Thursday, May 12, 2011

Jim Wallis, Andrew Marin and the hollowness behind

By now, you may have heard about the kerfuffle. The pro-inclusion group Believe Out Loud filmed a video advertisement to promote acceptance of gay families in church. Not same-sex marriage. Not ordination. Just suggesting that a faith community welcome a boy with two moms.

The purportedly "liberal" Evangelical group Sojourners, represented prominently by Jim Wallis, refused to accept the ad (which you can see below). The Lead tells us that Sojourners said,
“I’m afraid we’ll have to decline. Sojourners position is to avoid taking sides on this issue. In that care [sic], the decision to accept advertising may give the appearance of taking sides.”
Taking sides? You have got to be kidding me! As Rev Robert Chase writes,
What are the sides here? That young children who have same-gender parents are not welcome in our churches? That “welcome, everyone” (the only two words spoken in the ad) is a controversial greeting from our pulpits? That the stares the young boy and his moms get while walking down the aisle are justified? I can’t imagine Sojourners turning down an ad that called for welcome of poor children into our churches. So why is this boy different?
I have never understood how Jim Wallis gets away with being the face of "liberal" religion, because he's not. He's a middle of the road guy who gets squirrelly around issues of women and gays, covering that up in generic statements.

He reminds me a lot of Andrew Marin, whose Marin Foundation ostensibly promotes dialogue between the LGBT and Evangelical community. We've discussed Andrew Marin quite a bit here at FoJ. Marin works by ostensibly apologizing to LGBT people. However,when he talks to other evangelicals, it's clear it's just more of the same. He wants to rescue people from being gay, scare teenagers away from being gay. His worldview of gay-ness does not include mature, happy gay couples with families--especially those who already "get" God and faith.

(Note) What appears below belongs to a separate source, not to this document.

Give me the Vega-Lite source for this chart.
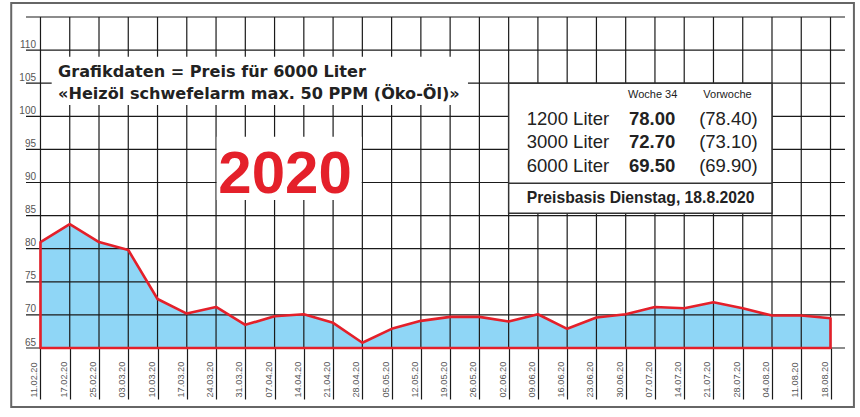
{
  "$schema": "https://vega.github.io/schema/vega-lite/v6.json",
  "width": 819,
  "height": 331,
  "autosize": {"type": "none"},
  "padding": {"left": 26, "top": 17, "right": 15, "bottom": 69},
  "background": "white",
  "config": {"view": {"stroke": null}},
  "datasets": {
    "prices": [
      {"date": "11.02.20", "price": 81.0},
      {"date": "17.02.20", "price": 83.7},
      {"date": "25.02.20", "price": 81.0},
      {"date": "03.03.20", "price": 79.8},
      {"date": "10.03.20", "price": 72.4},
      {"date": "17.03.20", "price": 70.2},
      {"date": "24.03.20", "price": 71.2},
      {"date": "31.03.20", "price": 68.5},
      {"date": "07.04.20", "price": 69.8},
      {"date": "14.04.20", "price": 70.1},
      {"date": "21.04.20", "price": 68.8},
      {"date": "28.04.20", "price": 65.8},
      {"date": "05.05.20", "price": 67.9},
      {"date": "12.05.20", "price": 69.1},
      {"date": "19.05.20", "price": 69.7},
      {"date": "26.05.20", "price": 69.7},
      {"date": "02.06.20", "price": 69.0},
      {"date": "09.06.20", "price": 70.1},
      {"date": "16.06.20", "price": 67.9},
      {"date": "23.06.20", "price": 69.6},
      {"date": "30.06.20", "price": 70.1},
      {"date": "07.07.20", "price": 71.2},
      {"date": "14.07.20", "price": 71.0},
      {"date": "21.07.20", "price": 71.9},
      {"date": "28.07.20", "price": 71.0},
      {"date": "04.08.20", "price": 69.9},
      {"date": "11.08.20", "price": 69.9},
      {"date": "18.08.20", "price": 69.5}
    ],
    "levels": [
      {"level": 65}, {"level": 70}, {"level": 75}, {"level": 80}, {"level": 85},
      {"level": 90}, {"level": 95}, {"level": 100}, {"level": 105}, {"level": 110}, {"level": 115}
    ],
    "blanks": [
      {"x1": 0.383, "x2": 14.61, "y1": 109.0, "y2": 101.7},
      {"x1": 6.022, "x2": 10.978, "y1": 96.92, "y2": 87.36}
    ],
    "infobox": [
      {"x1": 16.0, "x2": 25.0, "y1": 105.0, "y2": 85.35, "divider": 89.88}
    ],
    "frame": [
      {"x1": -1.0, "x2": 27.8, "y1": 117.1, "y2": 56.1}
    ],
    "title": [
      {"t": "Grafikdaten = Preis für 6000 Liter", "pos": 0.6, "val": 105.91},
      {"t": "«Heizöl schwefelarm max. 50 PPM (Öko-Öl)»", "pos": 0.6, "val": 102.64}
    ],
    "year": [
      {"t": "2020", "pos": 8.357, "val": 88.41}
    ],
    "head": [
      {"t": "Woche 34", "pos": 20.92, "val": 102.72},
      {"t": "Vorwoche", "pos": 23.48, "val": 102.72}
    ],
    "rowlabel": [
      {"t": "1200 Liter", "pos": 16.62, "val": 98.72},
      {"t": "3000 Liter", "pos": 16.62, "val": 95.15},
      {"t": "6000 Liter", "pos": 16.62, "val": 91.56}
    ],
    "cur": [
      {"t": "78.00", "pos": 20.11, "val": 98.72},
      {"t": "72.70", "pos": 20.11, "val": 95.15},
      {"t": "69.50", "pos": 20.11, "val": 91.56}
    ],
    "prev": [
      {"t": "(78.40)", "pos": 22.51, "val": 98.72},
      {"t": "(73.10)", "pos": 22.51, "val": 95.15},
      {"t": "(69.90)", "pos": 22.51, "val": 91.56}
    ],
    "basis": [
      {"t": "Preisbasis Dienstag, 18.8.2020", "pos": 16.62, "val": 86.86}
    ]
  },
  "layer": [
    {
      "layer": [
        {
          "data": {"name": "prices"},
          "mark": {"type": "area", "fill": "#8fd6f6", "opacity": 1},
          "encoding": {
            "x": {
              "field": "date", "type": "ordinal", "sort": null,
              "scale": {"type": "point", "padding": 0.495},
              "axis": {
                "orient": "bottom", "title": null, "grid": false, "domain": false,
                "ticks": true, "tickSize": 51, "tickColor": "#1a1a1a", "tickWidth": 1.2,
                "labelAngle": 270, "labelAlign": "left", "labelBaseline": "alphabetic",
                "labelPadding": -2, "labelOffset": -3.5, "labelOverlap": false, "labelBound": false,
                "labelFont": "Liberation Sans", "labelFontSize": 9.2, "labelColor": "#555555"
              }
            },
            "y": {
              "field": "price", "type": "quantitative",
              "scale": {"domain": [65, 115], "nice": false, "zero": false},
              "axis": null
            },
            "y2": {"datum": 65}
          }
        },
        {
          "data": {"name": "prices"},
          "mark": {"type": "rule", "color": "#1a1a1a", "strokeWidth": 1.2},
          "encoding": {
            "x": {"field": "date", "type": "ordinal", "sort": null}
          }
        },
        {
          "data": {"name": "levels"},
          "mark": {"type": "rule", "color": "#1a1a1a", "strokeWidth": 1.2},
          "encoding": {
            "y": {"field": "level", "type": "quantitative", "axis": null}
          }
        },
        {
          "data": {"name": "prices"},
          "mark": {"type": "area", "fillOpacity": 0, "stroke": "#e4202a", "strokeWidth": 2.6, "strokeJoin": "round"},
          "encoding": {
            "x": {"field": "date", "type": "ordinal", "sort": null},
            "y": {"field": "price", "type": "quantitative", "axis": null},
            "y2": {"datum": 65}
          }
        }
      ]
    },
    {
      "encoding": {},
      "layer": [
        {
          "data": {"name": "blanks"},
          "mark": {"type": "rect", "fill": "white"},
          "encoding": {
            "x": {"field": "x1", "type": "quantitative", "scale": {"domain": [-0.495, 27.495], "nice": false, "zero": false}, "axis": null},
            "x2": {"field": "x2"},
            "y": {"field": "y1", "type": "quantitative", "axis": null},
            "y2": {"field": "y2"}
          }
        },
        {
          "data": {"name": "levels"},
          "transform": [{"filter": "datum.level < 115"}],
          "mark": {"type": "text", "align": "right", "baseline": "alphabetic", "dy": -2.5, "font": "Liberation Sans", "fontSize": 10, "color": "#555555"},
          "encoding": {
            "x": {"datum": -0.153, "type": "quantitative"},
            "y": {"field": "level", "type": "quantitative", "axis": null},
            "text": {"field": "level", "type": "quantitative"}
          }
        },
        {
          "data": {"name": "infobox"},
          "mark": {"type": "rect", "fill": "white", "stroke": "#333333", "strokeWidth": 1.5},
          "encoding": {
            "x": {"field": "x1", "type": "quantitative"},
            "x2": {"field": "x2"},
            "y": {"field": "y1", "type": "quantitative", "axis": null},
            "y2": {"field": "y2"}
          }
        },
        {
          "data": {"name": "infobox"},
          "mark": {"type": "rule", "color": "#333333", "strokeWidth": 1.5},
          "encoding": {
            "x": {"field": "x1", "type": "quantitative"},
            "x2": {"field": "x2"},
            "y": {"field": "divider", "type": "quantitative", "axis": null}
          }
        },
        {
          "data": {"name": "title"},
          "mark": {"type": "text", "align": "left", "baseline": "alphabetic", "font": "DejaVu Sans", "fontWeight": "bold", "fontSize": 16.1, "color": "#222222"},
          "encoding": {
            "x": {"field": "pos", "type": "quantitative"},
            "y": {"field": "val", "type": "quantitative", "axis": null},
            "text": {"field": "t"}
          }
        },
        {
          "data": {"name": "year"},
          "mark": {"type": "text", "align": "center", "baseline": "alphabetic", "font": "Liberation Sans", "fontWeight": "bold", "fontSize": 60, "color": "#e4202a"},
          "encoding": {
            "x": {"field": "pos", "type": "quantitative"},
            "y": {"field": "val", "type": "quantitative", "axis": null},
            "text": {"field": "t"}
          }
        },
        {
          "data": {"name": "head"},
          "mark": {"type": "text", "align": "center", "baseline": "alphabetic", "font": "Liberation Sans", "fontSize": 11, "color": "#222222"},
          "encoding": {
            "x": {"field": "pos", "type": "quantitative"},
            "y": {"field": "val", "type": "quantitative", "axis": null},
            "text": {"field": "t"}
          }
        },
        {
          "data": {"name": "rowlabel"},
          "mark": {"type": "text", "align": "left", "baseline": "alphabetic", "font": "Liberation Sans", "fontSize": 18.5, "color": "#222222"},
          "encoding": {
            "x": {"field": "pos", "type": "quantitative"},
            "y": {"field": "val", "type": "quantitative", "axis": null},
            "text": {"field": "t"}
          }
        },
        {
          "data": {"name": "cur"},
          "mark": {"type": "text", "align": "left", "baseline": "alphabetic", "font": "Liberation Sans", "fontWeight": "bold", "fontSize": 18.5, "color": "#222222"},
          "encoding": {
            "x": {"field": "pos", "type": "quantitative"},
            "y": {"field": "val", "type": "quantitative", "axis": null},
            "text": {"field": "t"}
          }
        },
        {
          "data": {"name": "prev"},
          "mark": {"type": "text", "align": "left", "baseline": "alphabetic", "font": "Liberation Sans", "fontSize": 18.5, "color": "#222222"},
          "encoding": {
            "x": {"field": "pos", "type": "quantitative"},
            "y": {"field": "val", "type": "quantitative", "axis": null},
            "text": {"field": "t"}
          }
        },
        {
          "data": {"name": "basis"},
          "mark": {"type": "text", "align": "left", "baseline": "alphabetic", "font": "Liberation Sans", "fontWeight": "bold", "fontSize": 15.7, "color": "#222222"},
          "encoding": {
            "x": {"field": "pos", "type": "quantitative"},
            "y": {"field": "val", "type": "quantitative", "axis": null},
            "text": {"field": "t"}
          }
        },
        {
          "data": {"name": "frame"},
          "mark": {"type": "rect", "fillOpacity": 0, "stroke": "#666666", "strokeWidth": 2},
          "encoding": {
            "x": {"field": "x1", "type": "quantitative"},
            "x2": {"field": "x2"},
            "y": {"field": "y1", "type": "quantitative", "axis": null},
            "y2": {"field": "y2"}
          }
        }
      ]
    }
  ],
  "resolve": {"scale": {"x": "independent"}}
}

Wallis and Marin may have a nice cover to it, but they really don't like LGBT people. They don't believe that LGBT people can live whole, faithful lives being who they are, openly and honestly gay. They really don't want gay people in their churches, unless the gay people in question are self-loathing and celibate or closeted. Simply including openly LGBT people is viewed as a "wedge issue."

Integrity, (which for those who don't know, is an organization of LGBT Episcopalians and allies), released a statement:
Given those articulated core values, it is incomprehensible to us that they would decline to run an ad that quite simply depicts a pastor modeling for his congregation that “all are welcome” as a lesbian couple and their son visit the church on Mother’s Day. The Sojourner spokesperson refusing the ad said their “position is to avoid taking sides on this issue” -- reducing a family seeking a spiritual community to “an issue” and needlessly politicizing the call for a pastoral response. It is deeply dehumanizing to gay and lesbian families and antithetical to protecting the safety and dignity of all people Sojourners claims to advocate.
Religion DIspatches has more on the fallout.

The fact is that there are many churches that are LGBT-friendly. Many Episcopal churches and dioceses actively recognize and welcome their LGBT congregants. The Presbyterians are one vote away from changing policies to allow gay clergy, and that vote will probably happen this week. The UCC has a long history of welcome. The MCC, the Quakers, and many others are inclusive. How has the self-promotion of Jim Wallis and Andrew Marin garnered such attention, when it is so hollow in substance, and when there are many people of faith who really DO walk the walk?

1 comment:

Want Some Wood said...

I have to respectfully disagree. I agree that Sojourners should have run the ad, but I don't know that their rejection of the ad all by itself makes Jim Wallis personally homophobic or a self-promoter. Moreover, if I've learned anything reading Daily Kos and other blogs over the last few years, it's that it's very hard to find anyone that agrees with you on every issue, or even every issue that's important to you. For this reason, I can't dismiss Wallis, who has made some very important contributions to liberal religion. Please note that I am not saying they shouldn't have run the ad; they should have.